Even raising the pension age just one year earlier than currently planned could raise more than £9bn for the Treasury, with some £8bn saved in pension payments and an additional £1.3bn taken in taxes on extra earnings, pensions consultancy LCP told the paper.
It was also claimed that Ms Truss believed the move was a “silver bullet” and was initially minded to include it in her and then-chancellor Kwasi Kwarteng’s disastrous mini-Budget – which has since sparked alarm within government about the need to reassure investors of the UK’s fiscal responsibility.
While the Conservative Party has grappled with the issue over the past decade, there is reported to be a belief in Whitehall that automatically linking changes in the pension age to life expectancy could help depoliticise the matter.
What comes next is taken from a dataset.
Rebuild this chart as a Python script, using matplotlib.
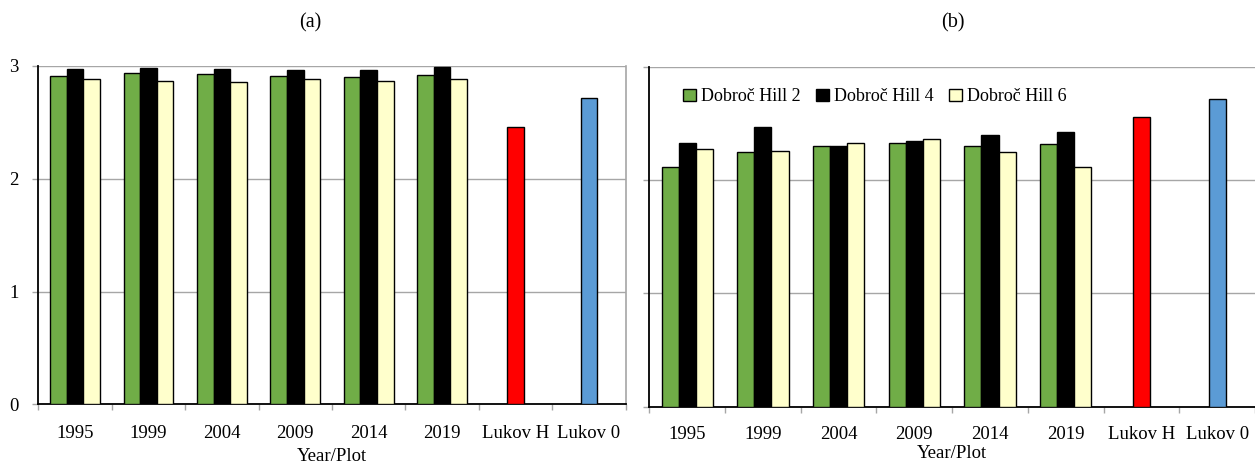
import matplotlib
matplotlib.use("Agg")
import matplotlib.pyplot as plt
import numpy as np

plt.rcParams['font.family'] = ['Liberation Serif', 'DejaVu Serif']

categories = ['1995', '1999', '2004', '2009', '2014', '2019', 'Lukov H', 'Lukov 0']
series_names = ['Dobroč Hill 2', 'Dobroč Hill 4', 'Dobroč Hill 6']

a_hill2 = [2.91, 2.935, 2.93, 2.91, 2.90, 2.92]
a_hill4 = [2.97, 2.98, 2.975, 2.965, 2.965, 2.99]
a_hill6 = [2.885, 2.87, 2.86, 2.885, 2.87, 2.885]
a_lukov = [2.457, 2.72]

b_hill2 = [2.12, 2.25, 2.30, 2.33, 2.30, 2.32]
b_hill4 = [2.33, 2.47, 2.30, 2.35, 2.40, 2.43]
b_hill6 = [2.28, 2.26, 2.33, 2.36, 2.25, 2.12]
b_lukov = [2.56, 2.72]

series_colors = ['#70AD47', '#000000', '#FFFFCC']
lukov_colors = ['#FF0000', '#5B9BD5']
GRID = '#a6a6a6'
FS = 13.5

fig = plt.figure(figsize=(12.55, 4.63), dpi=100)
ax_a = fig.add_axes([0.0305, 0.1268, 0.4681, 0.7307])
ax_b = fig.add_axes([0.5174, 0.1216, 0.4826, 0.7337])


def draw(ax, h2, h4, h6, lukov, show_ylabels, legend, tpad, lpad):
    n = len(h2)
    x = np.arange(n)
    w = 0.226
    for i, (vals, col) in enumerate(zip([h2, h4, h6], series_colors)):
        ax.bar(x + (i - 1) * w, vals, width=w, color=col, edgecolor='black',
               linewidth=1.0, zorder=3, label=series_names[i])
    xl = np.arange(n, n + len(lukov))
    ax.bar(xl, lukov, width=w, color=lukov_colors, edgecolor='black',
           linewidth=1.0, zorder=3)
    ax.set_xlim(-0.5, len(categories) - 0.5)
    ax.set_ylim(0, 3)
    ax.set_yticks([0, 1, 2, 3])
    ax.yaxis.grid(True, color=GRID, linewidth=1.0, zorder=0)
    ax.set_axisbelow(True)
    ax.set_xticks(np.arange(len(categories)))
    ax.set_xticklabels(categories, fontsize=FS)
    ax.set_xticks(np.arange(len(categories) + 1) - 0.5, minor=True)
    ax.tick_params(axis='x', which='major', length=0, pad=tpad)
    ax.tick_params(axis='x', which='minor', length=4, color=GRID, width=1.0)
    ax.tick_params(axis='y', length=4, color=GRID, width=1.0, pad=10,
                   labelsize=FS, labelleft=show_ylabels)
    ax.spines['top'].set_visible(False)
    ax.spines['left'].set_color('black')
    ax.spines['left'].set_linewidth(1.3)
    ax.spines['bottom'].set_color('black')
    ax.spines['bottom'].set_linewidth(1.3)
    ax.spines['right'].set_color(GRID)
    ax.spines['right'].set_linewidth(1.2)
    ax.set_xlabel('Year/Plot', fontsize=FS, labelpad=lpad)
    if legend:
        ax.legend(loc='upper left', bbox_to_anchor=(0.029, 0.985), ncol=3,
                  frameon=False, fontsize=13, handlelength=0.7,
                  handleheight=0.7, handletextpad=0.3, columnspacing=0.85)


draw(ax_a, a_hill2, a_hill4, a_hill6, a_lukov, True, False, 15, 4)
draw(ax_b, b_hill2, b_hill4, b_hill6, b_lukov, False, True, 14, 1)
ax_b.spines['right'].set_visible(False)

fig.text(310 / 1255, 1 - 23 / 463, '(a)', ha='center', va='center', fontsize=14.5)
fig.text(953 / 1255, 1 - 23 / 463, '(b)', ha='center', va='center', fontsize=14.5)

fig.savefig('out.png', dpi=100)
“The government is required by law to regularly review the state pension age and the second state pension age review is currently considering, based on a wide range of evidence including latest life expectancy data and two independent reports, whether the rules around state pension age remain appropriate,” a Department for Work and Pensions spokesperson said.
“The review will be published in early 2023,” they said, stressing in response to the Telegraph report that “no decision has been taken on changes to the state pension age”.
Sir Steve Webb, the David Cameron-era pensions secretary who is now a partner at LCP told the paper that “it is tempting for the Treasury to see increases in state pension ages as ‘easy money’”.
“But an aggressive schedule of pension age rises is simply not justifiable based on the latest evidence on life expectancies,” he said. “The improvements in life expectancy, which were expected when this issue was last reviewed, have simply not materialised.”
He warned that raising the pension age could see thousands of additional people forced by poor health to turn to benefits during the final years of their working lives.
“In some more deprived parts of the country, it is typical for people to be in poor health a decade before current pension ages,” Sir Steve said. “Before pension ages are hiked again, much more needs to be done to tackle the vast inequalities across the country in health outcomes and in life expectancies.”